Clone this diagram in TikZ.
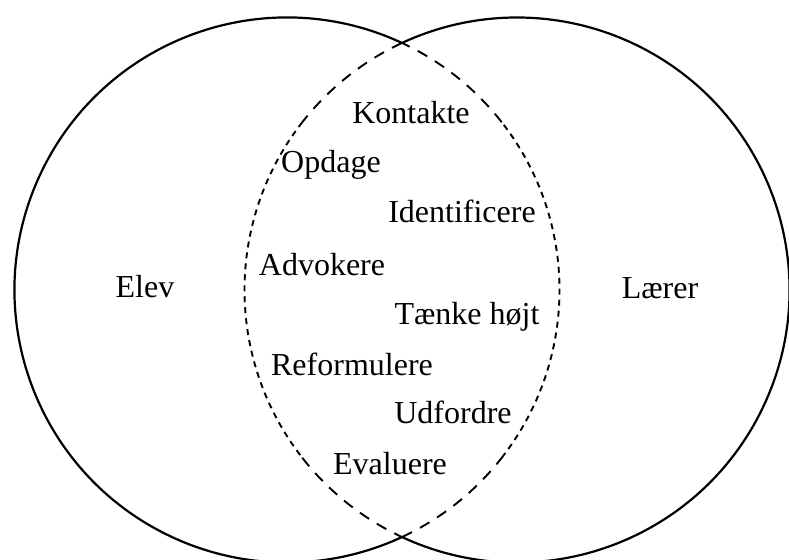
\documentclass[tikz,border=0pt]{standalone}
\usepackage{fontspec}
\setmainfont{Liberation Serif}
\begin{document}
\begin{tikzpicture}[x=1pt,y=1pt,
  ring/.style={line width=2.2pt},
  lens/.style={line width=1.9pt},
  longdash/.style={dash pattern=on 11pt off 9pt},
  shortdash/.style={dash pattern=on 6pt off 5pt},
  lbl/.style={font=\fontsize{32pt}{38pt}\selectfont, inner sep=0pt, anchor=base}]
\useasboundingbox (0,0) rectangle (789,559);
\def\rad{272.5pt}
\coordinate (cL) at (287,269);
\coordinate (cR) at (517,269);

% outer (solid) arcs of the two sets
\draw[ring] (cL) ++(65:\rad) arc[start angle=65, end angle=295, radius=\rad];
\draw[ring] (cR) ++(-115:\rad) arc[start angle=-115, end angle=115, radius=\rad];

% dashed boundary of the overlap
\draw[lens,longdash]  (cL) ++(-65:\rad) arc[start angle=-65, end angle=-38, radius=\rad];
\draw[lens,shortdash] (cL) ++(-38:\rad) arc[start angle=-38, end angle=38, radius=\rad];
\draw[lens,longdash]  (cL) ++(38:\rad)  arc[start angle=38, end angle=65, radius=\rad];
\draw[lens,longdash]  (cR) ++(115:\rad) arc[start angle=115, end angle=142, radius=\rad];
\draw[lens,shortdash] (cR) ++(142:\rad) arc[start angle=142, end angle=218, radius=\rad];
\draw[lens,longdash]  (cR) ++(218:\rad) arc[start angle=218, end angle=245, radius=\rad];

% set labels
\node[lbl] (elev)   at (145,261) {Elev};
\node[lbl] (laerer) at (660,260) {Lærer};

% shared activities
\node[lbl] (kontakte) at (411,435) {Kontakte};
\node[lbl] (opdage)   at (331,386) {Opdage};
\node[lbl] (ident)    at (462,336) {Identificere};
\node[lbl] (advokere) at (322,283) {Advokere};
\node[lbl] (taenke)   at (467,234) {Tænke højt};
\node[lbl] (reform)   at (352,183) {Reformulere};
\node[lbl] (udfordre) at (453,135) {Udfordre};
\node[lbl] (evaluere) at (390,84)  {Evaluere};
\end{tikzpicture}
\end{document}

═══

■ WHAT THIS TASK INVOLVES:
Write out each line of the data exactly; the images should be left out.

■ CORRECT OUTPUT:
Clone this diagram in TikZ.
\documentclass[tikz,border=0pt]{standalone}
\usepackage{fontspec}
\setmainfont{Liberation Serif}
\begin{document}
\begin{tikzpicture}[x=1pt,y=1pt,
  ring/.style={line width=2.2pt},
  lens/.style={line width=1.9pt},
  longdash/.style={dash pattern=on 11pt off 9pt},
  shortdash/.style={dash pattern=on 6pt off 5pt},
  lbl/.style={font=\fontsize{32pt}{38pt}\selectfont, inner sep=0pt, anchor=base}]
\useasboundingbox (0,0) rectangle (789,559);
\def\rad{272.5pt}
\coordinate (cL) at (287,269);
\coordinate (cR) at (517,269);

% outer (solid) arcs of the two sets
\draw[ring] (cL) ++(65:\rad) arc[start angle=65, end angle=295, radius=\rad];
\draw[ring] (cR) ++(-115:\rad) arc[start angle=-115, end angle=115, radius=\rad];

% dashed boundary of the overlap
\draw[lens,longdash]  (cL) ++(-65:\rad) arc[start angle=-65, end angle=-38, radius=\rad];
\draw[lens,shortdash] (cL) ++(-38:\rad) arc[start angle=-38, end angle=38, radius=\rad];
\draw[lens,longdash]  (cL) ++(38:\rad)  arc[start angle=38, end angle=65, radius=\rad];
\draw[lens,longdash]  (cR) ++(115:\rad) arc[start angle=115, end angle=142, radius=\rad];
\draw[lens,shortdash] (cR) ++(142:\rad) arc[start angle=142, end angle=218, radius=\rad];
\draw[lens,longdash]  (cR) ++(218:\rad) arc[start angle=218, end angle=245, radius=\rad];

% set labels
\node[lbl] (elev)   at (145,261) {Elev};
\node[lbl] (laerer) at (660,260) {Lærer};

% shared activities
\node[lbl] (kontakte) at (411,435) {Kontakte};
\node[lbl] (opdage)   at (331,386) {Opdage};
\node[lbl] (ident)    at (462,336) {Identificere};
\node[lbl] (advokere) at (322,283) {Advokere};
\node[lbl] (taenke)   at (467,234) {Tænke højt};
\node[lbl] (reform)   at (352,183) {Reformulere};
\node[lbl] (udfordre) at (453,135) {Udfordre};
\node[lbl] (evaluere) at (390,84)  {Evaluere};
\end{tikzpicture}
\end{document}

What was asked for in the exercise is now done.